DATA PROVIDED —
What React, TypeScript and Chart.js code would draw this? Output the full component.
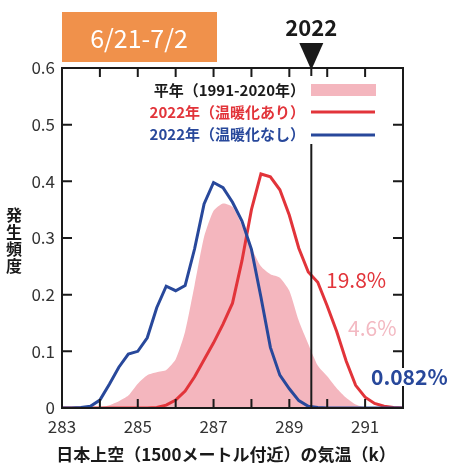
import React, { useEffect, useRef } from 'react';
import { Chart, registerables } from 'chart.js';

Chart.register(...registerables);

const FONT = '"Noto Sans CJK JP", "Noto Sans", sans-serif';

// Temperature bins (K) at 1500 m over Japan
const temps = [
  283, 283.25, 283.5, 283.75, 284, 284.25, 284.5, 284.75, 285, 285.25,
  285.5, 285.75, 286, 286.25, 286.5, 286.75, 287, 287.25, 287.5, 287.75,
  288, 288.25, 288.5, 288.75, 289, 289.25, 289.5, 289.75, 290, 290.25,
  290.5, 290.75, 291, 291.25, 291.5, 291.75, 292,
];

// Climatological frequency, 1991-2020
const normalFreq = [
  0, 0, 0, 0, 0.001, 0.005, 0.012, 0.022, 0.043, 0.058,
  0.063, 0.067, 0.086, 0.135, 0.217, 0.302, 0.348, 0.361, 0.355, 0.322,
  0.283, 0.25, 0.236, 0.23, 0.207, 0.154, 0.113, 0.075, 0.056, 0.035,
  0.018, 0.006, 0.001, 0, 0, 0, 0,
];

// 2022 with warming
const warmFreq = [
  0, 0, 0, 0, 0, 0, 0, 0, 0, 0,
  0.001, 0.005, 0.014, 0.03, 0.055, 0.085, 0.115, 0.148, 0.185, 0.26,
  0.35, 0.413, 0.408, 0.385, 0.34, 0.282, 0.24, 0.222, 0.18, 0.135,
  0.083, 0.04, 0.019, 0.008, 0.003, 0.001, 0,
];

// 2022 without warming
const noWarmFreq = [
  0, 0, 0.001, 0.003, 0.014, 0.042, 0.072, 0.095, 0.1, 0.124,
  0.177, 0.215, 0.207, 0.216, 0.281, 0.36, 0.398, 0.389, 0.363, 0.33,
  0.28, 0.196, 0.107, 0.058, 0.034, 0.013, 0.003, 0.001, 0, 0,
  0, 0, 0, 0, 0, 0, 0,
];

const seriesLabels = ['平年（1991-2020年）', '2022年（温暖化あり）', '2022年（温暖化なし）'];
const exceedLabels = ['4.6%', '19.8%', '0.082%'];
const periodLabel = '6/21-7/2';
const observedYear = '2022';
const observedTemp = 289.58;
const xTitle = '日本上空（1500メートル付近）の気温（k）';
const yTitle = ['発', '生', '頻', '度'];

const PINK = 'rgb(244,182,190)';
const PINK_TEXT = 'rgb(243,185,194)';
const RED = 'rgb(226,52,58)';
const BLUE = 'rgb(40,72,155)';
const ORANGE = 'rgb(240,145,75)';
const INK = '#1a1a1a';

const toPoints = (vals: number[]) => temps.map((t, i) => ({ x: t, y: vals[i] }));

const decor = {
  id: 'decor',
  afterDatasetsDraw(chart: any) {
    const { ctx, chartArea: a, scales } = chart;
    const xs = scales.x;
    const ys = scales.y;
    ctx.save();

    // observed 2022 line
    const ox = xs.getPixelForValue(observedTemp);
    ctx.strokeStyle = INK;
    ctx.lineWidth = 2;
    ctx.beginPath();
    ctx.moveTo(ox, a.top);
    ctx.lineTo(ox, a.bottom);
    ctx.stroke();

    // legend
    ctx.fillStyle = '#fff';
    ctx.fillRect(148, 76, 232, 68);
    const legendY = [90, 112, 134];
    const legendColors = [INK, RED, BLUE];
    ctx.font = `bold 15px ${FONT}`;
    ctx.textAlign = 'right';
    ctx.textBaseline = 'middle';
    seriesLabels.forEach((s, i) => {
      ctx.fillStyle = legendColors[i];
      ctx.fillText(s, 305, legendY[i]);
    });
    ctx.fillStyle = PINK;
    ctx.fillRect(311, 84, 65, 12);
    ctx.lineWidth = 3;
    ctx.strokeStyle = RED;
    ctx.beginPath();
    ctx.moveTo(311, 112);
    ctx.lineTo(375, 112);
    ctx.stroke();
    ctx.strokeStyle = BLUE;
    ctx.beginPath();
    ctx.moveTo(311, 135);
    ctx.lineTo(375, 135);
    ctx.stroke();

    // exceedance percentages
    ctx.textAlign = 'left';
    ctx.font = `21px ${FONT}`;
    ctx.fillStyle = RED;
    ctx.fillText(exceedLabels[1], 326, 280);
    ctx.fillStyle = PINK_TEXT;
    ctx.fillText(exceedLabels[0], 348, 328);
    ctx.font = `bold 21px ${FONT}`;
    const w = ctx.measureText(exceedLabels[2]).width;
    ctx.fillStyle = '#fff';
    ctx.fillRect(369, 366, w + 4, 22);

    // frame with inward ticks
    ctx.strokeStyle = INK;
    ctx.lineWidth = 2;
    ctx.strokeRect(a.left, a.top, a.right - a.left, a.bottom - a.top);
    ctx.beginPath();
    xs.ticks.forEach((t: any) => {
      const px = xs.getPixelForValue(t.value);
      ctx.moveTo(px, a.bottom);
      ctx.lineTo(px, a.bottom - 9);
      ctx.moveTo(px, a.top);
      ctx.lineTo(px, a.top + 9);
    });
    ys.ticks.forEach((t: any) => {
      const py = ys.getPixelForValue(t.value);
      ctx.moveTo(a.left, py);
      ctx.lineTo(a.left + 10, py);
      ctx.moveTo(a.right, py);
      ctx.lineTo(a.right - 10, py);
    });
    ctx.stroke();

    // white gap behind the blue percentage, then the text
    ctx.fillStyle = '#fff';
    ctx.fillRect(400, 368, 6, 18);
    ctx.fillStyle = BLUE;
    ctx.fillText(exceedLabels[2], 371, 377);

    // marker triangle and year
    ctx.fillStyle = INK;
    ctx.beginPath();
    ctx.moveTo(ox - 12, 43);
    ctx.lineTo(ox + 12, 43);
    ctx.lineTo(ox, 70);
    ctx.closePath();
    ctx.fill();
    ctx.font = `bold 22px ${FONT}`;
    ctx.textAlign = 'center';
    ctx.fillText(observedYear, ox, 28);

    // period box
    ctx.fillStyle = ORANGE;
    ctx.fillRect(62, 12, 155, 50);
    ctx.fillStyle = '#fff';
    ctx.font = `25px ${FONT}`;
    ctx.fillText(periodLabel, 139, 38);

    // axis titles
    ctx.fillStyle = INK;
    ctx.font = `bold 17px ${FONT}`;
    ctx.fillText(xTitle, 226, 455);
    ctx.font = `bold 16px ${FONT}`;
    yTitle.forEach((c, i) => ctx.fillText(c, 14, 215 + i * 17));

    ctx.restore();
  },
};

export default function App() {
  const ref = useRef<HTMLCanvasElement>(null);

  useEffect(() => {
    if (!ref.current) return;
    const chart = new Chart(ref.current, {
      type: 'line',
      data: {
        datasets: [
          {
            label: seriesLabels[0],
            data: toPoints(normalFreq),
            fill: 'origin',
            backgroundColor: PINK,
            borderWidth: 0,
            borderColor: 'rgba(0,0,0,0)',
            pointRadius: 0,
            tension: 0.2,
            order: 3,
          },
          {
            label: seriesLabels[1],
            data: toPoints(warmFreq),
            fill: false,
            borderColor: RED,
            borderWidth: 3,
            pointRadius: 0,
            tension: 0,
            order: 2,
          },
          {
            label: seriesLabels[2],
            data: toPoints(noWarmFreq),
            fill: false,
            borderColor: BLUE,
            borderWidth: 3,
            pointRadius: 0,
            tension: 0,
            order: 1,
          },
        ],
      },
      options: {
        responsive: false,
        animation: false,
        layout: { padding: { top: 68, right: 47, left: 0, bottom: 0 } },
        plugins: { legend: { display: false }, tooltip: { enabled: false } },
        scales: {
          x: {
            type: 'linear',
            min: 283,
            max: 292,
            grid: { display: false, drawTicks: false },
            border: { display: false },
            ticks: {
              stepSize: 1,
              autoSkip: false,
              maxRotation: 0,
              padding: 8,
              color: '#333',
              font: { family: FONT, size: 17 },
              callback: (v: any) => (Number(v) % 2 === 1 ? String(v) : ''),
            },
            afterFit: (s: any) => {
              s.height = 66;
            },
          },
          y: {
            min: 0,
            max: 0.6,
            grid: { display: false, drawTicks: false },
            border: { display: false },
            ticks: {
              stepSize: 0.1,
              padding: 7,
              color: '#333',
              font: { family: FONT, size: 17 },
              callback: (v: any) => (Number(v) === 0 ? '0' : Number(v).toFixed(1)),
            },
            afterFit: (s: any) => {
              s.width = 62;
            },
          },
        },
      },
      plugins: [decor],
    });
    return () => chart.destroy();
  }, []);

  return (
    <div style={{ position: 'absolute', left: 0, top: 0, width: 450, height: 474, background: '#fff' }}>
      <canvas ref={ref} width={450} height={474} style={{ display: 'block' }} />
    </div>
  );
}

CHALLENGE — Please reproduce the listing exactly from its opening line through the line that contains "const toPoints = (vals: number[])", both included, with all pictures omitted.

SOLUTION TO THE PROBLEM —
What React, TypeScript and Chart.js code would draw this? Output the full component.
import React, { useEffect, useRef } from 'react';
import { Chart, registerables } from 'chart.js';

Chart.register(...registerables);

const FONT = '"Noto Sans CJK JP", "Noto Sans", sans-serif';

// Temperature bins (K) at 1500 m over Japan
const temps = [
  283, 283.25, 283.5, 283.75, 284, 284.25, 284.5, 284.75, 285, 285.25,
  285.5, 285.75, 286, 286.25, 286.5, 286.75, 287, 287.25, 287.5, 287.75,
  288, 288.25, 288.5, 288.75, 289, 289.25, 289.5, 289.75, 290, 290.25,
  290.5, 290.75, 291, 291.25, 291.5, 291.75, 292,
];

// Climatological frequency, 1991-2020
const normalFreq = [
  0, 0, 0, 0, 0.001, 0.005, 0.012, 0.022, 0.043, 0.058,
  0.063, 0.067, 0.086, 0.135, 0.217, 0.302, 0.348, 0.361, 0.355, 0.322,
  0.283, 0.25, 0.236, 0.23, 0.207, 0.154, 0.113, 0.075, 0.056, 0.035,
  0.018, 0.006, 0.001, 0, 0, 0, 0,
];

// 2022 with warming
const warmFreq = [
  0, 0, 0, 0, 0, 0, 0, 0, 0, 0,
  0.001, 0.005, 0.014, 0.03, 0.055, 0.085, 0.115, 0.148, 0.185, 0.26,
  0.35, 0.413, 0.408, 0.385, 0.34, 0.282, 0.24, 0.222, 0.18, 0.135,
  0.083, 0.04, 0.019, 0.008, 0.003, 0.001, 0,
];

// 2022 without warming
const noWarmFreq = [
  0, 0, 0.001, 0.003, 0.014, 0.042, 0.072, 0.095, 0.1, 0.124,
  0.177, 0.215, 0.207, 0.216, 0.281, 0.36, 0.398, 0.389, 0.363, 0.33,
  0.28, 0.196, 0.107, 0.058, 0.034, 0.013, 0.003, 0.001, 0, 0,
  0, 0, 0, 0, 0, 0, 0,
];

const seriesLabels = ['平年（1991-2020年）', '2022年（温暖化あり）', '2022年（温暖化なし）'];
const exceedLabels = ['4.6%', '19.8%', '0.082%'];
const periodLabel = '6/21-7/2';
const observedYear = '2022';
const observedTemp = 289.58;
const xTitle = '日本上空（1500メートル付近）の気温（k）';
const yTitle = ['発', '生', '頻', '度'];

const PINK = 'rgb(244,182,190)';
const PINK_TEXT = 'rgb(243,185,194)';
const RED = 'rgb(226,52,58)';
const BLUE = 'rgb(40,72,155)';
const ORANGE = 'rgb(240,145,75)';
const INK = '#1a1a1a';

const toPoints = (vals: number[]) => temps.map((t, i) => ({ x: t, y: vals[i] }));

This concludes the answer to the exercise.